::: RECORDS SHOWN

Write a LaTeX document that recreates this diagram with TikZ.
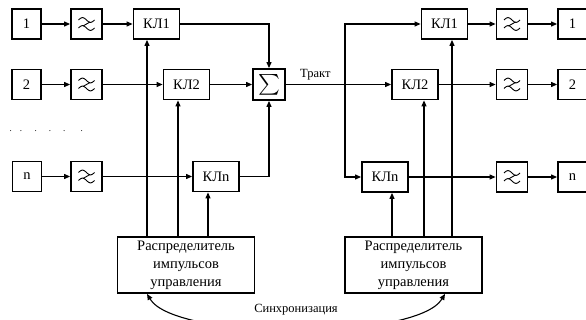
\documentclass[tikz,border=0pt]{standalone}
\usepackage{amsmath}
\usepackage{fontspec}
\setmainfont{Liberation Serif}
\usetikzlibrary{arrows.meta,positioning}

\begin{document}
\begin{tikzpicture}[x=1pt, y=-1pt, >={Triangle[length=6pt,width=5pt]},
    blk/.style={draw, line width=1.8pt, minimum height=30pt, inner sep=0pt, font=\fontsize{14.5}{18}\selectfont},
    src/.style={blk, minimum width=29pt},
    key/.style={blk, minimum width=46pt},
    filt/.style={blk, minimum width=31pt, path picture={
        \draw[line width=0.9pt] ([shift={(-8pt,4pt)}]path picture bounding box.center)
            sin ++(4pt,2.5pt) cos ++(4pt,-2.5pt) sin ++(4pt,-2.5pt) cos ++(4pt,2.5pt);
        \draw[line width=0.9pt] ([shift={(-8pt,-4pt)}]path picture bounding box.center)
            sin ++(4pt,2.5pt) cos ++(4pt,-2.5pt) sin ++(4pt,-2.5pt) cos ++(4pt,2.5pt);
        \draw[line width=0.9pt] ([shift={(3.5pt,2pt)}]path picture bounding box.center)
            -- ([shift={(-3.5pt,-2pt)}]path picture bounding box.center);}},
    dist/.style={blk, minimum width=137pt, minimum height=56pt, align=center},
    lnk/.style={line width=1.1pt},
    lbl/.style={font=\fontsize{12.5}{15}\selectfont},
    ]
    \useasboundingbox (0,0) rectangle (586,320);

    % transmitting side
    \node[src] (s1) at (26.5,24) {1};
    \node[filt] (f1) at (86.5,24) {};
    \node[key] (k1) at (156.5,24) {КЛ1};
    \node[src] (s2) at (26.5,84.5) {2};
    \node[filt] (f2) at (86.5,84.5) {};
    \node[key] (k2) at (186.5,84.5) {КЛ2};
    \foreach \x [count=\i] in {10.7,21,35.7,50,64.3,81.7}
        \node[inner sep=0pt, font=\small] (dot\i) at (\x,131) {.};
    \node[src] (sn) at (27,176.5) {n};
    \node[filt] (fn) at (86.5,176.5) {};
    \node[key] (kn) at (216,176.5) {КЛn};
    \node[blk, minimum width=32pt, minimum height=31pt, font=\fontsize{20}{20}\selectfont] (sum) at (269,84.5) {$\sum$};
    \node[dist] (dl) at (186,265) {Распределитель\\импульсов\\управления};

    % receiving side
    \node[key] (r1) at (444.5,24) {КЛ1};
    \node[filt] (g1) at (512,24) {};
    \node[src] (t1) at (572.5,24) {1};
    \node[key] (r2) at (415,84.5) {КЛ2};
    \node[filt] (g2) at (512,84.5) {};
    \node[src] (t2) at (572.5,84.5) {2};
    \node[key] (rn) at (385,177) {КЛn};
    \node[filt] (gn) at (512,177) {};
    \node[src] (tn) at (572.5,177) {n};
    \node[dist] (dr) at (413.5,265) {Распределитель\\импульсов\\управления};

    \draw[lnk,->] (s1) -- (f1);
    \draw[lnk,->] (f1) -- (k1);
    \draw[lnk,->] (s2) -- (f2);
    \draw[lnk,->] (f2) -- (k2);
    \draw[lnk,->] (sn) -- (fn);
    \draw[lnk,->] (fn) -- (kn);
    \draw[lnk,->] (k1) -| (sum);
    \draw[lnk,->] (k2) -- (sum);
    \draw[lnk,->] (kn) -| (sum);

    % control pulses
    \coordinate (c1) at (147,0);
    \coordinate (c2) at (178,0);
    \coordinate (cn) at (208,0);
    \draw[lnk,->] (dl.north -| c1) -- (k1.south -| c1);
    \draw[lnk,->] (dl.north -| c2) -- (k2.south -| c2);
    \draw[lnk,->] (dl.north -| cn) -- (kn.south -| cn);
    \coordinate (d1) at (452,0);
    \coordinate (d2) at (424,0);
    \coordinate (dn) at (392,0);
    \draw[lnk,->] (dr.north -| d1) -- (r1.south -| d1);
    \draw[lnk,->] (dr.north -| d2) -- (r2.south -| d2);
    \draw[lnk,->] (dr.north -| dn) -- (rn.south -| dn);

    \draw[lnk,->] (sum) -- node[lbl, above, pos=0.28] (trakt) {Тракт} (r2);
    \coordinate (br) at (345,84.5);
    \draw[lnk,->] (br) |- (r1);
    \draw[lnk,->] (br) |- (rn);
    \draw[lnk,->] (r1) -- (g1);
    \draw[lnk,->] (g1) -- (t1);
    \draw[lnk,->] (r2) -- (g2);
    \draw[lnk,->] (g2) -- (t2);
    \draw[lnk,->] (rn) -- (gn);
    \draw[lnk,->] (gn) -- (tn);

    % synchronisation
    \coordinate (e1) at (445,0);
    \draw[lnk,<->] (dl.south -| c1) .. controls +(28,47) and +(-28,47) .. (dr.south -| e1);
    \node[lbl] (sync) at (296,310) {Синхронизация};
\end{tikzpicture}
\end{document}
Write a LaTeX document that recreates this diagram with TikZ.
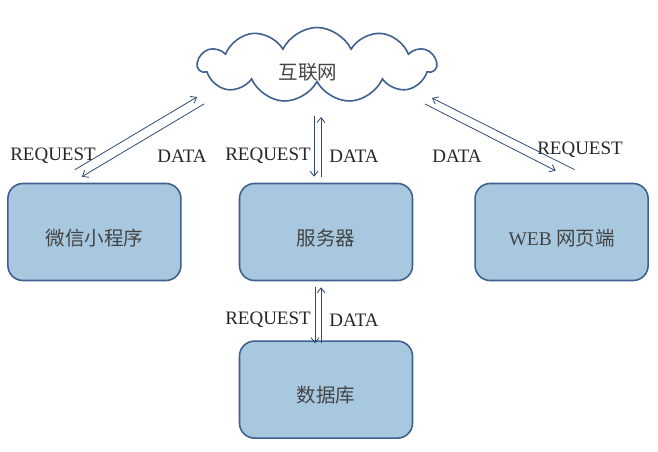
\documentclass[tikz,border=0pt]{standalone}
\usepackage{fontspec}
\setmainfont{Liberation Serif}
\newfontfamily\cjk{Noto Sans CJK SC}
\usetikzlibrary{shapes.symbols,arrows.meta,positioning,calc}
\definecolor{boxfill}{HTML}{A8C8E0}
\definecolor{boxline}{HTML}{3F6190}
\definecolor{arrowline}{HTML}{2E4A72}
\definecolor{cjktext}{HTML}{444444}

\begin{document}
\begin{tikzpicture}[x=1pt, y=-1pt, node distance=59pt,
	box/.style={rectangle, rounded corners=15pt, minimum width=173pt, minimum height=97pt, draw=boxline, fill=boxfill, line width=1.6pt, font=\cjk\fontsize{19.5}{22}\selectfont, text=cjktext},
	cloudy/.style={cloud, cloud puffs=11, cloud puff arc=130, aspect=3.2, minimum width=238pt, minimum height=75pt, draw=boxline, line width=1.6pt, font=\cjk\fontsize{19.5}{22}\selectfont, text=cjktext},
	msg/.style={font=\fontsize{19}{22}\selectfont, text=black!85, inner sep=0pt},
	link/.style={draw=arrowline, line width=0.8pt, -{Straight Barb[length=5pt, width=8pt]}}]
	\useasboundingbox (0,0) rectangle (658,452);

	\node[cloudy] (net) at (317,65) {\raisebox{-7pt}[\height][\depth]{\hspace{-18pt}互联网}};
	\node[box] (srv) at (326,232) {\raisebox{-6pt}[\height][\depth]{服务器}};
	\node[box] (app) [left=57pt of srv]  {\raisebox{-6pt}[\height][\depth]{微信小程序}};
	\node[box] (web) [right=61pt of srv] {\raisebox{-6pt}[\height][\depth]{{\fontspec{Liberation Serif}WEB} 网页端}};
	\node[box] (db)  [below=of srv] {\raisebox{-6pt}[\height][\depth]{数据库}};

	% text on the links
	\node[msg] (req1) at (53,156)  {REQUEST};
	\node[msg] (dat1) at (182,156) {DATA};
	\node[msg] (req2) at (268,156) {REQUEST};
	\node[msg] (dat2) at (354,156) {DATA};
	\node[msg] (dat3) at (457,156) {DATA};
	\node[msg] (req3) at (580,150) {REQUEST};
	\node[msg] (req4) at (268,320) {REQUEST};
	\node[msg] (dat4) at (354,320) {DATA};

	% app <-> internet
	\draw[link] ($(app.north)+(-19.5,-13)$) -- ($(net.center)+(-120,32)$);
	\draw[link] ($(net.center)+(-113,39)$) -- ($(app.north)+(-12.5,-6)$);
	% web <-> internet
	\draw[link] ($(web.north)+(13,-13)$) -- ($(net.center)+(115,33)$);
	\draw[link] ($(net.center)+(108,39)$) -- ($(web.north)+(-6,-12)$);
	% server <-> internet
	\draw[link] ($(net.center)+(-3,51)$) -- ($(srv.north)+(-12,-6)$);
	\draw[link] ($(srv.north)+(-5,-6)$) -- ($(net.center)+(4,52)$);
	% server <-> database
	\draw[link] ($(srv.south)+(-11,6)$) -- ($(db.north)+(-11,3)$);
	\draw[link] ($(db.north)+(-5,3)$) -- ($(srv.south)+(-5,6)$);
\end{tikzpicture}
\end{document}
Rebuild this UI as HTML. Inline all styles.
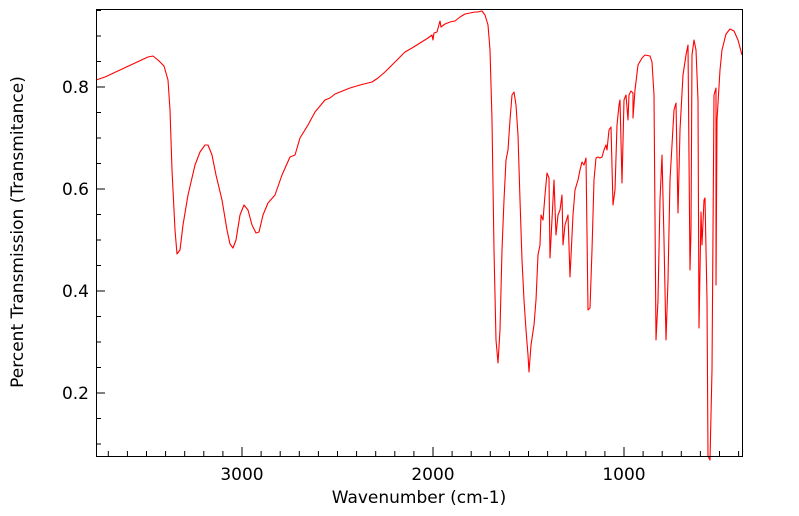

::::::

- _OBJECTIVE_:
Begin at the first line of the material and copy each line exactly through the one containing "(0,0) rectangle (586,320);". Omit pictures.

- _TASK RESPONSE_:
Write a LaTeX document that recreates this diagram with TikZ.
\documentclass[tikz,border=0pt]{standalone}
\usepackage{amsmath}
\usepackage{fontspec}
\setmainfont{Liberation Serif}
\usetikzlibrary{arrows.meta,positioning}

\begin{document}
\begin{tikzpicture}[x=1pt, y=-1pt, >={Triangle[length=6pt,width=5pt]},
    blk/.style={draw, line width=1.8pt, minimum height=30pt, inner sep=0pt, font=\fontsize{14.5}{18}\selectfont},
    src/.style={blk, minimum width=29pt},
    key/.style={blk, minimum width=46pt},
    filt/.style={blk, minimum width=31pt, path picture={
        \draw[line width=0.9pt] ([shift={(-8pt,4pt)}]path picture bounding box.center)
            sin ++(4pt,2.5pt) cos ++(4pt,-2.5pt) sin ++(4pt,-2.5pt) cos ++(4pt,2.5pt);
        \draw[line width=0.9pt] ([shift={(-8pt,-4pt)}]path picture bounding box.center)
            sin ++(4pt,2.5pt) cos ++(4pt,-2.5pt) sin ++(4pt,-2.5pt) cos ++(4pt,2.5pt);
        \draw[line width=0.9pt] ([shift={(3.5pt,2pt)}]path picture bounding box.center)
            -- ([shift={(-3.5pt,-2pt)}]path picture bounding box.center);}},
    dist/.style={blk, minimum width=137pt, minimum height=56pt, align=center},
    lnk/.style={line width=1.1pt},
    lbl/.style={font=\fontsize{12.5}{15}\selectfont},
    ]
    \useasboundingbox (0,0) rectangle (586,320);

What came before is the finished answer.